First up: the pattern. There are a lot of shirt patterns out there but this one is fantastic! Why? Because thoughtful details in both the drafting of the pattern and the instructions are included. In the drafting, separate pieces are included for the collar and collar facing, as well as the cuff and cuff facing, with the facings being slightly smaller to give that special tailored touch. In addition to the excellent drafting, then instructions include tips so you get professional results. For example, when sewing the collar, you are instructed to start in the middle and sew out to each end stretching the facing as you stitch. Liesl said she researched the best construction methods and provides those details in the pattern and it shows!
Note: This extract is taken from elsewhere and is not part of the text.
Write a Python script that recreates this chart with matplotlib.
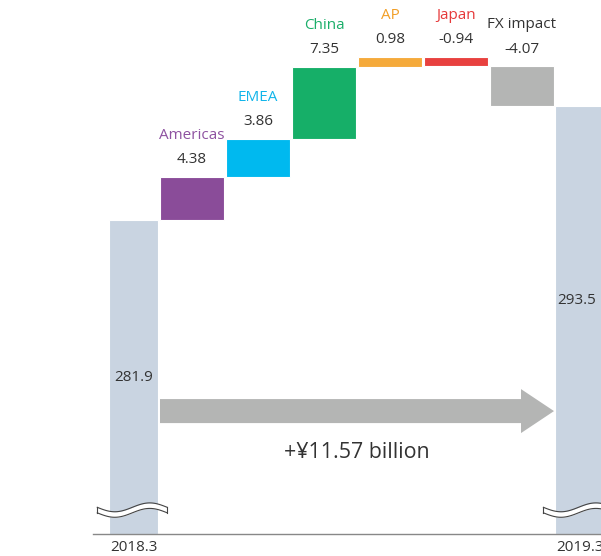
import numpy as np
import matplotlib
matplotlib.use("Agg")
import matplotlib.pyplot as plt
from matplotlib.patches import FancyArrow

plt.rcParams['font.family'] = ['Open Sans', 'DejaVu Sans']

# data
categories = ['Americas', 'EMEA', 'China', 'AP', 'Japan', 'FX impact']
changes = [4.38, 3.86, 7.35, 0.98, -0.94, -4.07]
change_labels = ['4.38', '3.86', '7.35', '0.98', '-0.94', '-4.07']
periods = ['2018.3', '2019.3']
totals = [281.9, 293.5]
total_labels = ['281.9', '293.5']
growth_label = '+¥11.57 billion'

bar_colors = ['#8A4C99', '#00B9EF', '#16AF68', '#F5AA3B', '#E8413F', '#B4B5B4']
text_colors = ['#8E52A1', '#12B5EA', '#1BAE6A', '#F29F26', '#E6393A', '#333333']
total_color = '#C9D4E1'
dark = '#333333'
fs = 11

# layout
delta_x = np.arange(1, len(categories) + 1)
delta_w = 0.97
total_x = [0.115, 6.875]
total_w = 0.74
y_bottom, y_top = 250.0, 304.26

fig = plt.figure(figsize=(6.01, 5.56), dpi=100)
ax = fig.add_axes([93 / 601, 22 / 556, 1 - 93 / 601, 534 / 556])
ax.set_xlim(-0.5, 7.197)
ax.set_ylim(y_bottom, y_top)

# total bars
for x, val in zip(total_x, totals):
    ax.bar(x, val - y_bottom, bottom=y_bottom, width=total_w,
           color=total_color, edgecolor='white', linewidth=0.8, zorder=2)

# waterfall bars
level = totals[0]
for i, (cat, d, lab) in enumerate(zip(categories, changes, change_labels)):
    lo = min(level, level + d)
    top = max(level, level + d)
    ax.bar(delta_x[i], abs(d), bottom=lo, width=delta_w,
           color=bar_colors[i], edgecolor='white', linewidth=0.8, zorder=2)
    ax.annotate(lab, (delta_x[i], top), xytext=(0, 7), textcoords='offset points',
                ha='center', va='bottom', fontsize=fs, color=dark)
    ax.annotate(cat, (delta_x[i], top), xytext=(0, 24.5), textcoords='offset points',
                ha='center', va='bottom', fontsize=fs, color=text_colors[i])
    level += d

# labels inside the totals
ax.text(total_x[0], 265.94, total_labels[0], ha='center', va='center',
        fontsize=fs, color=dark, zorder=4)
ax.text(total_x[1] - 0.34, 273.77, total_labels[1], ha='left', va='center',
        fontsize=fs, color=dark, zorder=4)

# growth arrow
x0 = total_x[0] + total_w / 2 + 0.03
x1 = total_x[1] - total_w / 2 - 0.02
ax.add_patch(FancyArrow(x0, 262.49, x1 - x0, 0, width=2.44, head_width=4.47,
                        head_length=0.5, length_includes_head=True,
                        color='#B4B5B4', linewidth=0, zorder=3))
ax.text((x0 + x1) / 2, 258.32, growth_label, ha='center', va='center',
        fontsize=15.4, color=dark)

# axis break marks
for x in total_x:
    t = np.linspace(0, 1, 120)
    xw = x - total_w / 2 - 0.18 + t * (total_w + 0.32)
    yw = 252.43 - 0.45 * np.sin(2 * np.pi * t)
    ax.fill_between(xw, yw - 0.28, yw + 0.28, color='white', zorder=5, linewidth=0)
    ax.plot(xw, yw - 0.28, color='#444444', lw=0.8, zorder=6)
    ax.plot(xw, yw + 0.28, color='#444444', lw=0.8, zorder=6)
    ax.plot([xw[0], xw[0]], [yw[0] - 0.28, yw[0] + 0.28], color='#444444', lw=0.8, zorder=6)
    ax.plot([xw[-1], xw[-1]], [yw[-1] - 0.28, yw[-1] + 0.28], color='#444444', lw=0.8, zorder=6)

for s in ['top', 'right', 'left']:
    ax.spines[s].set_visible(False)
ax.spines['bottom'].set_color('#888888')
ax.spines['bottom'].set_linewidth(1)
ax.set_yticks([])
ax.set_xticks(total_x)
ax.set_xticklabels(periods, fontsize=fs, color=dark)
ax.tick_params(axis='x', length=0, pad=4)

fig.savefig('out.png', dpi=100)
I am especially pleased with how the collar turned out!


Close-up of collar

Yes, those are mother of pearl buttons from my sewing sister Wanda - thank you Wanda! And the fabric is Coral Daisies Double Gauze from Pink Hollybush. So is there anything I would do differently? Well, yes, and that brings us to our next topic: sewing The Classic Shirt with Double Gauze. I recently did a post on sewing and smocking with Double Gauze that you can find here. Double Gauze worked fantastic for this pattern, and I definitely recommend it. My shirt is soft, and comfortable, and something I will really enjoy wearing. However, as I made my shirt, I was surprised how bulky the Double Gauze could be. As I was researching Double Gauze, i didn't find anywhere that mentioned that it can actually be quite bulky. The fabric is so light and airy, that it doesn't seem bulky, Yet, if you look at the top of the pocket below, you can see the bulk. The combination of the pleat and the folded over hem of the pocket are a lot of layers. I love the pleated pocket, but if I were making this again, I would use the View A pocket, that doesn't include a pleat to reduce the layers, and thus the bulk.


Picture of Shirt

I had no problem due to bulk with the collar and the cuffs, but I did use German cotton interfacing. If you do any kind of heirloom sewing, you are probably familiar with it. It is very light weight, made of 100% cotton, and is fantastic to work with. It also is quite expensive, but I didn't need much and I find that it makes a tremendous difference. The one other difficulty I did have due to bulk was sewing the narrow hem of the shirt. The hem is 1/4 inch double folded. Getting the Double Gauze to cooperate and turn upon itself in that small of an area was difficult. The solution was glue basting. Making the hem slightly wider would have worked as well. So when choosing a pattern for Double Gauze, keep in mind the need to reduce bulk. Consider avoiding narrow hems, and anything with a lot of layers. So in conclusion, I am in love with my new shirt, the Classic Shirt sewing pattern, and Double Gauze!